‘The River’ is a story within a story, there are different voices and different times telling a historical family story set against a modern-day world in China.
Hong is bored, all the TVs in Hong’s parent’s shop are tuned to the same station and she had seen every video they had at least twice. Just then Ming the shop’s cleaner appeared with a present for Hong, a small handwritten book. ‘I know how you love stories’ she said and this one is true. Hong promises to treasure it and Ming replies ‘The story is about a treasure! You’ll see…’
Hong opens the book and is transported back in time to the story of a young Chinese girl, Xian who has been entrusted with a treasure to take to her grandmother who lives many days walk away. Provided with a map Xian is told to keep to the river, ‘it’s your friend.’ That task was not always easy but Xian persists meeting both helpful folk and those who would harm her and steal the treasure.
Despite interruptions for homework and friends, Hong is absorbed by the story of Xian and what exactly the treasure is. As tale draws to its end nears disaster, the treasure is snatched from Xian and broken. Believing she has failed her mother she approaches her grandparent’s house where her grandmother explains to the heartbroken Xian that the treasure was not the blue and white jar but the tiny scroll it contained, an important story, the story of their family. Inspired by the story of Xian, Hong sets about creating a similar family treasure.
Illustrator Stanley Wong was born in China and his heritage is evident particularly in the brushstroke lettering and the faithful depiction of scrolls, furnishings and the Chinese landscape. The two interwoven stories are presented in single double page illustrations differing in style and layout.
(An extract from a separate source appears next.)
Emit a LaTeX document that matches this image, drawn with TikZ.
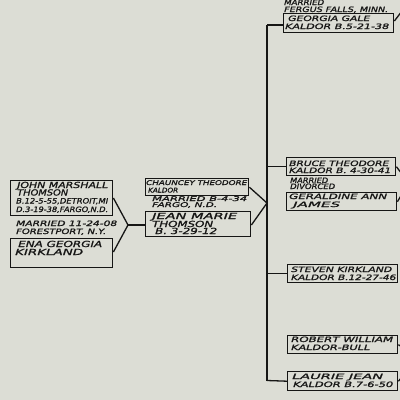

The family is a key component of Chinese life and one aspect is the honouring of one’s parents and ancestors. The book’s use of symbolism both in the text and the illustrations explores this importance. The river in the story represents the continuity of life as both a physical and spiritual guide to Xian on her journey to deliver another symbol, the tiny scroll that tells her family’s story. Again, in the last illustration we see symbolised the old China, represented by the old blue pot referenced against the new China symbolised by the computer a coming together of the old and the new as an underlying theme. ‘The River’ could be used as an introduction to Chinese culture.